*Data extract*

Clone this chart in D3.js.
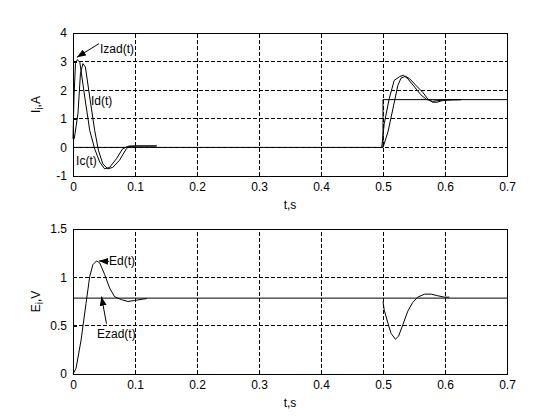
<!DOCTYPE html>
<html>
<head>
<meta charset="utf-8">
<script src="https://cdn.jsdelivr.net/npm/d3@7"></script>
<style>
  body { margin: 0; background: #fff; }
  text { font-family: Arial, "Liberation Sans", sans-serif; font-size: 12px; fill: #000; }
</style>
</head>
<body>
<svg id="fig" width="560" height="420"></svg>
<script>
// tick labels
var xTicks = [0, 0.1, 0.2, 0.3, 0.4, 0.5, 0.6, 0.7];
var iTicks = [-1, 0, 1, 2, 3, 4];
var eTicks = [0, 0.5, 1, 1.5];

// current reference (step)
var izadT = [0, 0.5, 0.5, 0.7];
var izadV = [0, 0, 1.67, 1.67];

// leading current curve (null = gap between the two transients)
var iLeadT = [0, 0.0016, 0.004, 0.007, 0.011, 0.019, 0.027, 0.035, 0.043, 0.051, 0.059, 0.070, 0.080, 0.0886, 0.10, 0.135,
              null,
              0.498, 0.502, 0.510, 0.518, 0.527, 0.533, 0.540, 0.551, 0.561, 0.570, 0.580, 0.594, 0.610, 0.626];
var iLeadV = [0.30, 1.76, 2.93, 3.07, 2.98, 1.76, 0.59, -0.05, -0.51, -0.75, -0.70, -0.40, -0.05, 0.04, 0.05, 0.05,
              null,
              0.01, 0.83, 1.70, 2.34, 2.48, 2.52, 2.40, 2.11, 1.84, 1.68, 1.61, 1.65, 1.67, 1.67];

// lagging current curve
var iLagT = [0.002, 0.008, 0.012, 0.016, 0.020, 0.027, 0.035, 0.041, 0.048, 0.056, 0.064, 0.075, 0.086, 0.091, 0.11, 0.135,
             null,
             0.5, 0.508, 0.516, 0.524, 0.529, 0.536, 0.543, 0.553, 0.564, 0.572, 0.580, 0.587, 0.598, 0.626];
var iLagV = [0.30, 1.18, 2.58, 2.93, 2.81, 1.76, 0.59, -0.10, -0.57, -0.75, -0.70, -0.45, -0.05, 0.04, 0.05, 0.05,
             null,
             0, 0.54, 1.35, 2.17, 2.42, 2.49, 2.40, 2.17, 1.93, 1.70, 1.58, 1.58, 1.65, 1.67];

// voltage reference and response
var ezadT = [0, 0.7];
var ezadV = [0.785, 0.785];

var edT = [0, 0.005, 0.013, 0.021, 0.027, 0.032, 0.038, 0.043, 0.051, 0.059, 0.067, 0.078, 0.0886, 0.099, 0.113, 0.119,
           null,
           0.5, 0.502, 0.508, 0.513, 0.520, 0.525, 0.532, 0.540, 0.548, 0.556, 0.567, 0.578, 0.588, 0.599, 0.607];
var edV = [0, 0.06, 0.35, 0.73, 1.01, 1.13, 1.17, 1.15, 1.03, 0.89, 0.80, 0.77, 0.75, 0.76, 0.775, 0.78,
           null,
           0.75, 0.66, 0.525, 0.42, 0.36, 0.39, 0.51, 0.65, 0.74, 0.795, 0.826, 0.826, 0.81, 0.795, 0.795];

var svg = d3.select("#fig");

svg.append("defs").append("marker")
    .attr("id", "head")
    .attr("markerUnits", "userSpaceOnUse")
    .attr("markerWidth", 9).attr("markerHeight", 7)
    .attr("refX", 9).attr("refY", 3.5)
    .attr("orient", "auto")
  .append("path")
    .attr("d", "M0,0L9,3.5L0,7Z")
    .attr("fill", "#000");

var x = d3.scaleLinear().domain([0, 0.7]).range([73, 507]);

function zip(ts, vs) {
  return ts.map(function(t, i) { return t == null ? null : [t, vs[i]]; });
}

function panel(y, yTicks, sym) {
  var g = svg.append("g");
  var y0 = y.range()[0], y1 = y.range()[1];

  // grid
  g.selectAll(".gx").data(xTicks.slice(1, -1)).enter().append("line")
    .attr("x1", x).attr("x2", x).attr("y1", y0).attr("y2", y1)
    .attr("stroke", "#000").attr("stroke-dasharray", "4,2")
    .attr("shape-rendering", "crispEdges");
  g.selectAll(".gy").data(yTicks.slice(1, -1)).enter().append("line")
    .attr("x1", 73).attr("x2", 507).attr("y1", y).attr("y2", y)
    .attr("stroke", "#000").attr("stroke-dasharray", "4,2")
    .attr("shape-rendering", "crispEdges");

  // axes
  var ax = g.append("g").attr("transform", "translate(0," + y0 + ")")
    .call(d3.axisBottom(x).tickValues(xTicks).tickSize(-4).tickPadding(6)
      .tickFormat(function(d) { return String(d); }));
  var ay = g.append("g").attr("transform", "translate(73,0)")
    .call(d3.axisLeft(y).tickValues(yTicks).tickSize(-4).tickPadding(6)
      .tickFormat(function(d) { return String(d); }));
  [ax, ay].forEach(function(a) {
    a.select(".domain").remove();
    a.selectAll("text").attr("font-size", 12).attr("font-family", null);
    a.selectAll("line").attr("shape-rendering", "crispEdges");
  });

  g.append("rect")
    .attr("x", 73).attr("y", y1).attr("width", 434).attr("height", y0 - y1)
    .attr("fill", "none").attr("stroke", "#000")
    .attr("shape-rendering", "crispEdges");

  g.append("text").attr("x", 290).attr("y", y0 + 33)
    .attr("text-anchor", "middle").text("t,s");

  var lab = g.append("text")
    .attr("transform", "translate(40," + ((y0 + y1) / 2) + ") rotate(-90)")
    .attr("text-anchor", "middle");
  lab.append("tspan").text(sym[0]);
  lab.append("tspan").attr("dy", 3).attr("font-size", 10).text("i");
  lab.append("tspan").attr("dy", -3).text("," + sym[1]);
  return g;
}

function curve(g, y, ts, vs) {
  var line = d3.line()
    .defined(function(d) { return d != null; })
    .x(function(d) { return x(d[0]); })
    .y(function(d) { return y(d[1]); });
  g.append("path").datum(zip(ts, vs))
    .attr("d", line)
    .attr("fill", "none").attr("stroke", "#000").attr("stroke-width", 1);
}

function note(g, y, label, lt, lv, arrow) {
  g.append("text").attr("x", x(lt)).attr("y", y(lv)).text(label);
  if (arrow) {
    g.append("line")
      .attr("x1", x(arrow[0])).attr("y1", y(arrow[1]))
      .attr("x2", x(arrow[2])).attr("y2", y(arrow[3]))
      .attr("stroke", "#000").attr("marker-end", "url(#head)");
  }
}

// top: currents
var yI = d3.scaleLinear().domain([-1, 4]).range([176, 33]);
var gI = panel(yI, iTicks, ["I", "A"]);
curve(gI, yI, izadT, izadV);
curve(gI, yI, iLeadT, iLeadV);
curve(gI, yI, iLagT, iLagV);
note(gI, yI, "Izad(t)", 0.0435, 3.3, [0.042, 3.63, 0.0064, 3.15]);
note(gI, yI, "Id(t)", 0.029, 1.48);
note(gI, yI, "Ic(t)", 0.005, -0.61);

// bottom: voltages
var yE = d3.scaleLinear().domain([0, 1.5]).range([374, 229]);
var gE = panel(yE, eTicks, ["E", "V"]);
curve(gE, yE, ezadT, ezadV);
curve(gE, yE, edT, edV);
note(gE, yE, "Ed(t)", 0.058, 1.13, [0.058, 1.165, 0.042, 1.17]);
note(gE, yE, "Ezad(t)", 0.0387, 0.373, [0.054, 0.52, 0.046, 0.80]);
</script>
</body>
</html>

*Written problem*
Reproduce each line word for word and drop the pictures.

*Task answer*
Clone this chart in D3.js.
<!DOCTYPE html>
<html>
<head>
<meta charset="utf-8">
<script src="https://cdn.jsdelivr.net/npm/d3@7"></script>
<style>
  body { margin: 0; background: #fff; }
  text { font-family: Arial, "Liberation Sans", sans-serif; font-size: 12px; fill: #000; }
</style>
</head>
<body>
<svg id="fig" width="560" height="420"></svg>
<script>
// tick labels
var xTicks = [0, 0.1, 0.2, 0.3, 0.4, 0.5, 0.6, 0.7];
var iTicks = [-1, 0, 1, 2, 3, 4];
var eTicks = [0, 0.5, 1, 1.5];

// current reference (step)
var izadT = [0, 0.5, 0.5, 0.7];
var izadV = [0, 0, 1.67, 1.67];

// leading current curve (null = gap between the two transients)
var iLeadT = [0, 0.0016, 0.004, 0.007, 0.011, 0.019, 0.027, 0.035, 0.043, 0.051, 0.059, 0.070, 0.080, 0.0886, 0.10, 0.135,
              null,
              0.498, 0.502, 0.510, 0.518, 0.527, 0.533, 0.540, 0.551, 0.561, 0.570, 0.580, 0.594, 0.610, 0.626];
var iLeadV = [0.30, 1.76, 2.93, 3.07, 2.98, 1.76, 0.59, -0.05, -0.51, -0.75, -0.70, -0.40, -0.05, 0.04, 0.05, 0.05,
              null,
              0.01, 0.83, 1.70, 2.34, 2.48, 2.52, 2.40, 2.11, 1.84, 1.68, 1.61, 1.65, 1.67, 1.67];

// lagging current curve
var iLagT = [0.002, 0.008, 0.012, 0.016, 0.020, 0.027, 0.035, 0.041, 0.048, 0.056, 0.064, 0.075, 0.086, 0.091, 0.11, 0.135,
             null,
             0.5, 0.508, 0.516, 0.524, 0.529, 0.536, 0.543, 0.553, 0.564, 0.572, 0.580, 0.587, 0.598, 0.626];
var iLagV = [0.30, 1.18, 2.58, 2.93, 2.81, 1.76, 0.59, -0.10, -0.57, -0.75, -0.70, -0.45, -0.05, 0.04, 0.05, 0.05,
             null,
             0, 0.54, 1.35, 2.17, 2.42, 2.49, 2.40, 2.17, 1.93, 1.70, 1.58, 1.58, 1.65, 1.67];

// voltage reference and response
var ezadT = [0, 0.7];
var ezadV = [0.785, 0.785];

var edT = [0, 0.005, 0.013, 0.021, 0.027, 0.032, 0.038, 0.043, 0.051, 0.059, 0.067, 0.078, 0.0886, 0.099, 0.113, 0.119,
           null,
           0.5, 0.502, 0.508, 0.513, 0.520, 0.525, 0.532, 0.540, 0.548, 0.556, 0.567, 0.578, 0.588, 0.599, 0.607];
var edV = [0, 0.06, 0.35, 0.73, 1.01, 1.13, 1.17, 1.15, 1.03, 0.89, 0.80, 0.77, 0.75, 0.76, 0.775, 0.78,
           null,
           0.75, 0.66, 0.525, 0.42, 0.36, 0.39, 0.51, 0.65, 0.74, 0.795, 0.826, 0.826, 0.81, 0.795, 0.795];

var svg = d3.select("#fig");

svg.append("defs").append("marker")
    .attr("id", "head")
    .attr("markerUnits", "userSpaceOnUse")
    .attr("markerWidth", 9).attr("markerHeight", 7)
    .attr("refX", 9).attr("refY", 3.5)
    .attr("orient", "auto")
  .append("path")
    .attr("d", "M0,0L9,3.5L0,7Z")
    .attr("fill", "#000");

var x = d3.scaleLinear().domain([0, 0.7]).range([73, 507]);

function zip(ts, vs) {
  return ts.map(function(t, i) { return t == null ? null : [t, vs[i]]; });
}

function panel(y, yTicks, sym) {
  var g = svg.append("g");
  var y0 = y.range()[0], y1 = y.range()[1];

  // grid
  g.selectAll(".gx").data(xTicks.slice(1, -1)).enter().append("line")
    .attr("x1", x).attr("x2", x).attr("y1", y0).attr("y2", y1)
    .attr("stroke", "#000").attr("stroke-dasharray", "4,2")
    .attr("shape-rendering", "crispEdges");
  g.selectAll(".gy").data(yTicks.slice(1, -1)).enter().append("line")
    .attr("x1", 73).attr("x2", 507).attr("y1", y).attr("y2", y)
    .attr("stroke", "#000").attr("stroke-dasharray", "4,2")
    .attr("shape-rendering", "crispEdges");

  // axes
  var ax = g.append("g").attr("transform", "translate(0," + y0 + ")")
    .call(d3.axisBottom(x).tickValues(xTicks).tickSize(-4).tickPadding(6)
      .tickFormat(function(d) { return String(d); }));
  var ay = g.append("g").attr("transform", "translate(73,0)")
    .call(d3.axisLeft(y).tickValues(yTicks).tickSize(-4).tickPadding(6)
      .tickFormat(function(d) { return String(d); }));
  [ax, ay].forEach(function(a) {
    a.select(".domain").remove();
    a.selectAll("text").attr("font-size", 12).attr("font-family", null);
    a.selectAll("line").attr("shape-rendering", "crispEdges");
  });

  g.append("rect")
    .attr("x", 73).attr("y", y1).attr("width", 434).attr("height", y0 - y1)
    .attr("fill", "none").attr("stroke", "#000")
    .attr("shape-rendering", "crispEdges");

  g.append("text").attr("x", 290).attr("y", y0 + 33)
    .attr("text-anchor", "middle").text("t,s");

  var lab = g.append("text")
    .attr("transform", "translate(40," + ((y0 + y1) / 2) + ") rotate(-90)")
    .attr("text-anchor", "middle");
  lab.append("tspan").text(sym[0]);
  lab.append("tspan").attr("dy", 3).attr("font-size", 10).text("i");
  lab.append("tspan").attr("dy", -3).text("," + sym[1]);
  return g;
}

function curve(g, y, ts, vs) {
  var line = d3.line()
    .defined(function(d) { return d != null; })
    .x(function(d) { return x(d[0]); })
    .y(function(d) { return y(d[1]); });
  g.append("path").datum(zip(ts, vs))
    .attr("d", line)
    .attr("fill", "none").attr("stroke", "#000").attr("stroke-width", 1);
}

function note(g, y, label, lt, lv, arrow) {
  g.append("text").attr("x", x(lt)).attr("y", y(lv)).text(label);
  if (arrow) {
    g.append("line")
      .attr("x1", x(arrow[0])).attr("y1", y(arrow[1]))
      .attr("x2", x(arrow[2])).attr("y2", y(arrow[3]))
      .attr("stroke", "#000").attr("marker-end", "url(#head)");
  }
}

// top: currents
var yI = d3.scaleLinear().domain([-1, 4]).range([176, 33]);
var gI = panel(yI, iTicks, ["I", "A"]);
curve(gI, yI, izadT, izadV);
curve(gI, yI, iLeadT, iLeadV);
curve(gI, yI, iLagT, iLagV);
note(gI, yI, "Izad(t)", 0.0435, 3.3, [0.042, 3.63, 0.0064, 3.15]);
note(gI, yI, "Id(t)", 0.029, 1.48);
note(gI, yI, "Ic(t)", 0.005, -0.61);

// bottom: voltages
var yE = d3.scaleLinear().domain([0, 1.5]).range([374, 229]);
var gE = panel(yE, eTicks, ["E", "V"]);
curve(gE, yE, ezadT, ezadV);
curve(gE, yE, edT, edV);
note(gE, yE, "Ed(t)", 0.058, 1.13, [0.058, 1.165, 0.042, 1.17]);
note(gE, yE, "Ezad(t)", 0.0387, 0.373, [0.054, 0.52, 0.046, 0.80]);
</script>
</body>
</html>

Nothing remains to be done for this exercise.